* [What this task involves]: Output the first line of the listing and each line after it, up to and including the line that contains "YAxis, CartesianGrid, ReferenceLine", exactly as written, minus the pictures.

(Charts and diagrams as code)
......

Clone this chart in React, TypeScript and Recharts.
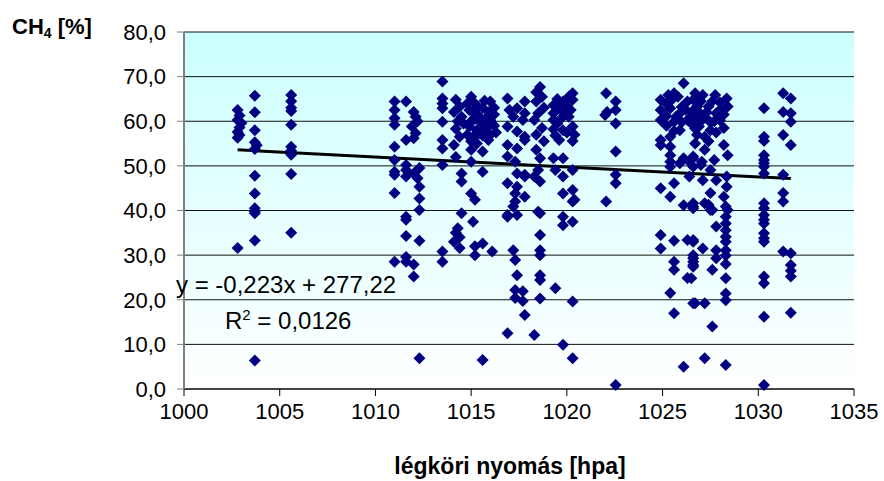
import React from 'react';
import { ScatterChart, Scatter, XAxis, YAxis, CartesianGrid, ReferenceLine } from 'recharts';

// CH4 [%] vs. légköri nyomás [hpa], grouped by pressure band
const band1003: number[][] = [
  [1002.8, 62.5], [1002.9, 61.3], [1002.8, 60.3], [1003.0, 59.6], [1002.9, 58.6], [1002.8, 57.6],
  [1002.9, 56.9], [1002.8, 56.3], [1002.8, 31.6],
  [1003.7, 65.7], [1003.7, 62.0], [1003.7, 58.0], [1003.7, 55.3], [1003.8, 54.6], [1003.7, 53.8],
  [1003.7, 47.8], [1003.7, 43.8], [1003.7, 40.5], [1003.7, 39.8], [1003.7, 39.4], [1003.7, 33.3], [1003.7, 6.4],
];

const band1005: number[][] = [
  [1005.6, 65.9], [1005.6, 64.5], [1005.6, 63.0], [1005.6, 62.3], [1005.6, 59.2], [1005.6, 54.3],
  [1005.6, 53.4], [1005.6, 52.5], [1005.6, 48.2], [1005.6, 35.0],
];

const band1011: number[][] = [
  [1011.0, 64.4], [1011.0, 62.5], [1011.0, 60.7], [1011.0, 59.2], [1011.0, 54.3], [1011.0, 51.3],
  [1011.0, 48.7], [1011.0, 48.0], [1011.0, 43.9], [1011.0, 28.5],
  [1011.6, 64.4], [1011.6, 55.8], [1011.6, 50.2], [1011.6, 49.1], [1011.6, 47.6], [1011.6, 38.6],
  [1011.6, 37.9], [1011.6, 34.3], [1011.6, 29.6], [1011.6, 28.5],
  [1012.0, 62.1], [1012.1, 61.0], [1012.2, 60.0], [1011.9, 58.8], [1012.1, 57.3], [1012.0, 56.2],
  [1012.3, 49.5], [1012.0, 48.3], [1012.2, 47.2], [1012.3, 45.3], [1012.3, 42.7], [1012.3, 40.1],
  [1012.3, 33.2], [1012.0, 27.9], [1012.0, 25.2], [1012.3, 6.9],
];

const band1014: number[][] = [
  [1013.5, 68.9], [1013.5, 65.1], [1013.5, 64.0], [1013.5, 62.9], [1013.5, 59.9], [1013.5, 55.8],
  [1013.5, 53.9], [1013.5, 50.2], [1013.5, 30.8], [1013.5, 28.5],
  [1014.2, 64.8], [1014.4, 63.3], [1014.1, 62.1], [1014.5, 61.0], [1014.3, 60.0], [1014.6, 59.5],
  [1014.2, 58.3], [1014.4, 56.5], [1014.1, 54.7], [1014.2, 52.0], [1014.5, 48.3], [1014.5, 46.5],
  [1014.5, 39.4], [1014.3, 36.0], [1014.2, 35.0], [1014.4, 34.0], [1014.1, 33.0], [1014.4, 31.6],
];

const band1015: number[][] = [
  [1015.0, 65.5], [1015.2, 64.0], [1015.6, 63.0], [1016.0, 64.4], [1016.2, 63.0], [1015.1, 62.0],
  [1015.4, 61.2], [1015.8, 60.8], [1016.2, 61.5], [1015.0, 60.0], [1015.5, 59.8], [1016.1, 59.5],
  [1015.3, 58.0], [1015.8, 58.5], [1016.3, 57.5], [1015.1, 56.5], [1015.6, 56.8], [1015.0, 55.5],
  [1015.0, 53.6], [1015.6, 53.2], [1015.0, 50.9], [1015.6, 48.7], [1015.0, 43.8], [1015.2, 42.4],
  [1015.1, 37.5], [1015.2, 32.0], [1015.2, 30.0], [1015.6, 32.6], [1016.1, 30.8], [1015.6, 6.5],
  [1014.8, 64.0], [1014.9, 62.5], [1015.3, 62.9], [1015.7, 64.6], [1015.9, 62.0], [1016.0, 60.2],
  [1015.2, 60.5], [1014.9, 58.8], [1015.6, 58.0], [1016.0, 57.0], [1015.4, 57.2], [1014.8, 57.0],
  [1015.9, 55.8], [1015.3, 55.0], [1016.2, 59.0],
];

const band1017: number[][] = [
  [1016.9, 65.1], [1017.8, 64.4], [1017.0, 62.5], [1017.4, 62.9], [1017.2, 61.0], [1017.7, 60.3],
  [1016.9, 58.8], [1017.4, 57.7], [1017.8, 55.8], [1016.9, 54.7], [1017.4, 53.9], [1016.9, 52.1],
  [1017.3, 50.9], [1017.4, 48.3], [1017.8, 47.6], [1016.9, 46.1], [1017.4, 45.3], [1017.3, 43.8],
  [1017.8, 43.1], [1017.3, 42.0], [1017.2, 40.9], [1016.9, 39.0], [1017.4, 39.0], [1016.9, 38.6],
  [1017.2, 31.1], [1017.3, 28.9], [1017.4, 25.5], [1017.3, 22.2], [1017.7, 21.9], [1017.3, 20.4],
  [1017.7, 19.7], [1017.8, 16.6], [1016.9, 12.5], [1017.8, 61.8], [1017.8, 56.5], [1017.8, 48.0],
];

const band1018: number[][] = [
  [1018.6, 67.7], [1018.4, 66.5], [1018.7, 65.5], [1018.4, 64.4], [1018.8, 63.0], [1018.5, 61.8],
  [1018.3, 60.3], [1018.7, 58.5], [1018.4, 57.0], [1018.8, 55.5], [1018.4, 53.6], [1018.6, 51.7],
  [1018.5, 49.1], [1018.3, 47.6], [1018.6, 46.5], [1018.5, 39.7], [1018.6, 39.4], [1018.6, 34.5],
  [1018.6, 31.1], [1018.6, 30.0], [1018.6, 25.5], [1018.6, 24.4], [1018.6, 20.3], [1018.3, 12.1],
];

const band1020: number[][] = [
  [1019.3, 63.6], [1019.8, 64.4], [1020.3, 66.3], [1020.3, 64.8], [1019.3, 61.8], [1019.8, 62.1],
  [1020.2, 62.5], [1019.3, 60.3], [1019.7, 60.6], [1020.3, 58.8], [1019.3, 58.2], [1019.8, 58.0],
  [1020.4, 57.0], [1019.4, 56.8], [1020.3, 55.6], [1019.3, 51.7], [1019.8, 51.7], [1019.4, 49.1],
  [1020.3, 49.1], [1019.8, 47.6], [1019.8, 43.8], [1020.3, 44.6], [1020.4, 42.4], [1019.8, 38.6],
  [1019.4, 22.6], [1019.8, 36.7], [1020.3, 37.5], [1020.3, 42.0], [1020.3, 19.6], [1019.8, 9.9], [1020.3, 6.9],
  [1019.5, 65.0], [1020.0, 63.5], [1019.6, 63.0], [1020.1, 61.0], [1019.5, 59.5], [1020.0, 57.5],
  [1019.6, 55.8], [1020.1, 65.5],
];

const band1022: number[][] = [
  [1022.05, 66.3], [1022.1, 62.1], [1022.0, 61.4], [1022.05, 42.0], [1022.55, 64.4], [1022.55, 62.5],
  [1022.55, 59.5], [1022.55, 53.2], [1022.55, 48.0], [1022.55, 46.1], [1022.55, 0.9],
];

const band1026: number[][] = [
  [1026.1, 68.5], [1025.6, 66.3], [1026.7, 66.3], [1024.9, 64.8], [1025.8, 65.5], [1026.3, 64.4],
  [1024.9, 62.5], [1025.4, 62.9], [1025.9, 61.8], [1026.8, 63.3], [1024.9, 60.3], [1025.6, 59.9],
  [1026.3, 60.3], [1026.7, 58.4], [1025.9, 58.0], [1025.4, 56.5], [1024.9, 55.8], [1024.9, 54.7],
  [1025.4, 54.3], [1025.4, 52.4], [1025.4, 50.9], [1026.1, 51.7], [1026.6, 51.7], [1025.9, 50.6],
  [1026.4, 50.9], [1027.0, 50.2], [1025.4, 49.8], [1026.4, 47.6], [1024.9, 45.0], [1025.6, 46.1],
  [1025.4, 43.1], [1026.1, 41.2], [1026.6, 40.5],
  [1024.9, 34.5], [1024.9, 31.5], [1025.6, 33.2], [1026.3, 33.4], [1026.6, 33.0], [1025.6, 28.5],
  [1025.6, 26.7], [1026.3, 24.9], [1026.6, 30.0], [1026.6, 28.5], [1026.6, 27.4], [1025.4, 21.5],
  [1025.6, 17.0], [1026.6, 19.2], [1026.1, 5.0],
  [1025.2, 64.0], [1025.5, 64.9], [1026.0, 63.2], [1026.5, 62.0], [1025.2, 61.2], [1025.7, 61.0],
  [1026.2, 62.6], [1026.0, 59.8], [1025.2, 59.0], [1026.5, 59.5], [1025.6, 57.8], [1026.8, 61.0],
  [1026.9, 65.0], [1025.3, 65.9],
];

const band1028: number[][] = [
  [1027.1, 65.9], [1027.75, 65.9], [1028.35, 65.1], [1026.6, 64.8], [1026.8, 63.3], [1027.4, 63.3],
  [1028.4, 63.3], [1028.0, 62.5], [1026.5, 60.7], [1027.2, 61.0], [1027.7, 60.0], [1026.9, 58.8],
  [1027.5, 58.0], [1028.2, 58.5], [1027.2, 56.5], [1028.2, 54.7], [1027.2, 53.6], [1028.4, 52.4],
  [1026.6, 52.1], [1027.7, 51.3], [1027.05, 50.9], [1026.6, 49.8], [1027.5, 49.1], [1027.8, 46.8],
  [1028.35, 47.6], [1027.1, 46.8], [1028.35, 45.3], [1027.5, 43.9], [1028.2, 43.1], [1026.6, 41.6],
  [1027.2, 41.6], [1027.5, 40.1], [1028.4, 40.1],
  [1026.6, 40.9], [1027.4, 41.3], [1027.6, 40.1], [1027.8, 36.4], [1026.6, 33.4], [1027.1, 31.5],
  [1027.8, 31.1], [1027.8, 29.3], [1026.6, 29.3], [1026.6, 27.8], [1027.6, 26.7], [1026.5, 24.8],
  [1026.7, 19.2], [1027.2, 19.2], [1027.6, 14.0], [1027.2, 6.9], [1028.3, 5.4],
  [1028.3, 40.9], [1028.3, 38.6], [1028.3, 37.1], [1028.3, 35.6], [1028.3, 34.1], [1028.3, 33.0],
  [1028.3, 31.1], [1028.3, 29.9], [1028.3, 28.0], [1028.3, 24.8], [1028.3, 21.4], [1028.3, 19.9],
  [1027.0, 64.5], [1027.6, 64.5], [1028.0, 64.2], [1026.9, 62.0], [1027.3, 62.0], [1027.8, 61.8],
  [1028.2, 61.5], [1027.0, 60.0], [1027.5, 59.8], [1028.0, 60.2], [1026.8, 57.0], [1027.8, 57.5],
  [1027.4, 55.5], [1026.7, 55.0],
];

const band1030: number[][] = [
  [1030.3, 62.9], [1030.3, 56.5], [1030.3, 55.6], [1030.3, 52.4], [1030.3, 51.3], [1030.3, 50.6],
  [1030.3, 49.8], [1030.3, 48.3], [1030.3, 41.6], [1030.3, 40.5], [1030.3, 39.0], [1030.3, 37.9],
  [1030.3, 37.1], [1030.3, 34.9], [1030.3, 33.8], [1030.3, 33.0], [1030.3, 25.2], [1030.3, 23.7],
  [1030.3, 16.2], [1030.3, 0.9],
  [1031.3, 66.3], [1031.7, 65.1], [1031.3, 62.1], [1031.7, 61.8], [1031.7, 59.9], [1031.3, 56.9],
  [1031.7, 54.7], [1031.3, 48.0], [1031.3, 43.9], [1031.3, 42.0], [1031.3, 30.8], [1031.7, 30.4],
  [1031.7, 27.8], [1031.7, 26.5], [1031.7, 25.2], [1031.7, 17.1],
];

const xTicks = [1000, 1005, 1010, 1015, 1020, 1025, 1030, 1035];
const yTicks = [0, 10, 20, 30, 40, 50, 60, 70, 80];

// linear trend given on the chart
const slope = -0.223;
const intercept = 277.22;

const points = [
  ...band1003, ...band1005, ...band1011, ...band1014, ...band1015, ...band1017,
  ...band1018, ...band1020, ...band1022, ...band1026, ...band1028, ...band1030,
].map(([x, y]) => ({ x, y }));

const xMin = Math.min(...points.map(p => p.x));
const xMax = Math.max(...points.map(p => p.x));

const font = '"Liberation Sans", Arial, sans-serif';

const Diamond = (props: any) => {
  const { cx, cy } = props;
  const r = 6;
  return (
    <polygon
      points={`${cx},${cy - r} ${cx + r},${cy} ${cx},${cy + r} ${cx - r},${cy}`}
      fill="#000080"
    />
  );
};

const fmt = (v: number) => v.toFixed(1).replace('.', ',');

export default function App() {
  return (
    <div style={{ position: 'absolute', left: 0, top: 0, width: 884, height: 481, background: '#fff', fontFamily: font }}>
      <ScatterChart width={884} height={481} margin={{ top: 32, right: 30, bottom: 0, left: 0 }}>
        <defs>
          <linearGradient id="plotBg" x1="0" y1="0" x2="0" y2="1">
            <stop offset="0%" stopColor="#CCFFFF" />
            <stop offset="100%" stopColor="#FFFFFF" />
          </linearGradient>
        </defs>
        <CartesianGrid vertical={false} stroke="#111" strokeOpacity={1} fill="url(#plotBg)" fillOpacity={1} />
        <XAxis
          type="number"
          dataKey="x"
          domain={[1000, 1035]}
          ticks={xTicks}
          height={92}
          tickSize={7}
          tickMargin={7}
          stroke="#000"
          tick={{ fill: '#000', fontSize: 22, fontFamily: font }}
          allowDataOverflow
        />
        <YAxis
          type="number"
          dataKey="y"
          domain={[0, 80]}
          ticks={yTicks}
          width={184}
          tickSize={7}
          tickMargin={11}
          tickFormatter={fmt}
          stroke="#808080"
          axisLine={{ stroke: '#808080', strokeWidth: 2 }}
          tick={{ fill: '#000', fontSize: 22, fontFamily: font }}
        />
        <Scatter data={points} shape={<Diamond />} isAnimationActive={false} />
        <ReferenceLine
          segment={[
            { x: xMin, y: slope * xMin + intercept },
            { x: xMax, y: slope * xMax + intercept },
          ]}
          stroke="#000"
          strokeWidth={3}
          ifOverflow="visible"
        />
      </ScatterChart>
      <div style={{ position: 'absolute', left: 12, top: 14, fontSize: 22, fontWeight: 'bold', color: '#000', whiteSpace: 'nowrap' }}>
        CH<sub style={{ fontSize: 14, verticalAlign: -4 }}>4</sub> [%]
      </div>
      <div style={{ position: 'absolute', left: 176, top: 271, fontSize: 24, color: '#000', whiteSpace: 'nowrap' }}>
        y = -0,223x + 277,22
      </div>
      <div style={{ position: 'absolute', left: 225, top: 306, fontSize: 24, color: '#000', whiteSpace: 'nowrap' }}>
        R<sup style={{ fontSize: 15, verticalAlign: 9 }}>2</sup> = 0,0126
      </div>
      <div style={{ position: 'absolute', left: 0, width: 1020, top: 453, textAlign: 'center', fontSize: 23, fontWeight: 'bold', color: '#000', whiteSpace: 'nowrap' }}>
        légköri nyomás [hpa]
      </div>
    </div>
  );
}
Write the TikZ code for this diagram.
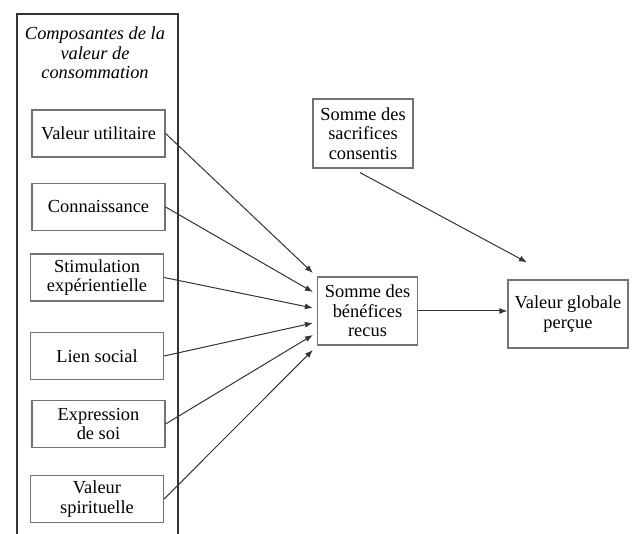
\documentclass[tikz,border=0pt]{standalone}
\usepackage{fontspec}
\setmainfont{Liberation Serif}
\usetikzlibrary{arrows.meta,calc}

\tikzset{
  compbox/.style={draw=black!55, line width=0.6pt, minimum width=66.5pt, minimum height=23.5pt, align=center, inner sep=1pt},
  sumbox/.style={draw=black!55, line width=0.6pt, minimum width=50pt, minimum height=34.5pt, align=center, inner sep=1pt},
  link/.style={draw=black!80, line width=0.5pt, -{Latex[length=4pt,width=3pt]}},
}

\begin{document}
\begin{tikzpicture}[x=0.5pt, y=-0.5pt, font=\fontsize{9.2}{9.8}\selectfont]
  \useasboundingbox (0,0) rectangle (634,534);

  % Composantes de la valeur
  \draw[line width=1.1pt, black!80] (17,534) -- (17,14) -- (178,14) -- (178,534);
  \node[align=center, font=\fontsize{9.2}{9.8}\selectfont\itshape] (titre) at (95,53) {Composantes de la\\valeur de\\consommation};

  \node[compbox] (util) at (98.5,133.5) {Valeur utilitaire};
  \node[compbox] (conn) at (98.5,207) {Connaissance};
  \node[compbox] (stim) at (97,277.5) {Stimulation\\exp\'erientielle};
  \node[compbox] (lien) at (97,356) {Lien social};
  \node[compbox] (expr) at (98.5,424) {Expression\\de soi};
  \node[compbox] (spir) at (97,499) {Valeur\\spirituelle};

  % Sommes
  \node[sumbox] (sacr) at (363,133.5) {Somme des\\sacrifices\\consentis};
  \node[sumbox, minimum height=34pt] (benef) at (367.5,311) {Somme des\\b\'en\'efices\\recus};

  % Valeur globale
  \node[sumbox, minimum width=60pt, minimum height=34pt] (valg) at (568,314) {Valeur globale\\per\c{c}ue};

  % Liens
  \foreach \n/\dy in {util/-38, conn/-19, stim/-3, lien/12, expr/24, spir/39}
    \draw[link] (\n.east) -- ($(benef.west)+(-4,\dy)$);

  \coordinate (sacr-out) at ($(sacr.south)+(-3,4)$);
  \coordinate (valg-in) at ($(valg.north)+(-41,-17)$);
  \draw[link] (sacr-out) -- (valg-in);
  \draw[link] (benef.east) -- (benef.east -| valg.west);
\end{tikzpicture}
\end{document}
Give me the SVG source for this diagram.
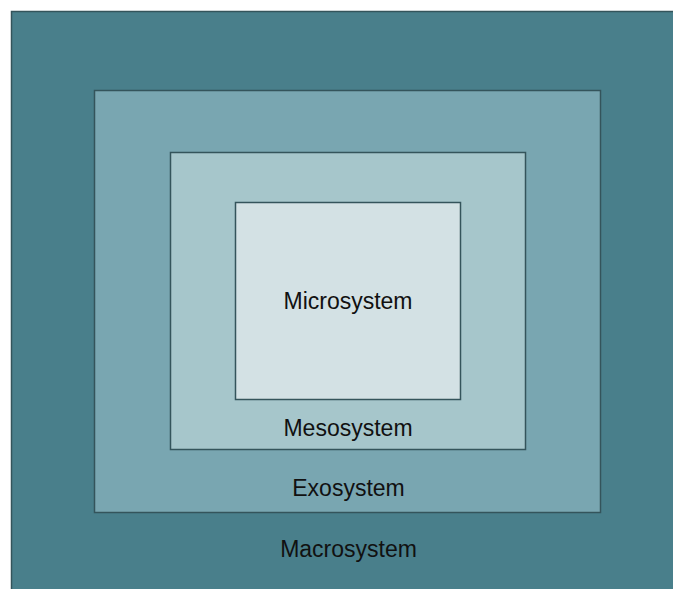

......

* [Response below]:
Clone this chart in React, TypeScript and Recharts.
import React from 'react';
import { ScatterChart, Scatter, XAxis, YAxis, CartesianGrid, ReferenceLine } from 'recharts';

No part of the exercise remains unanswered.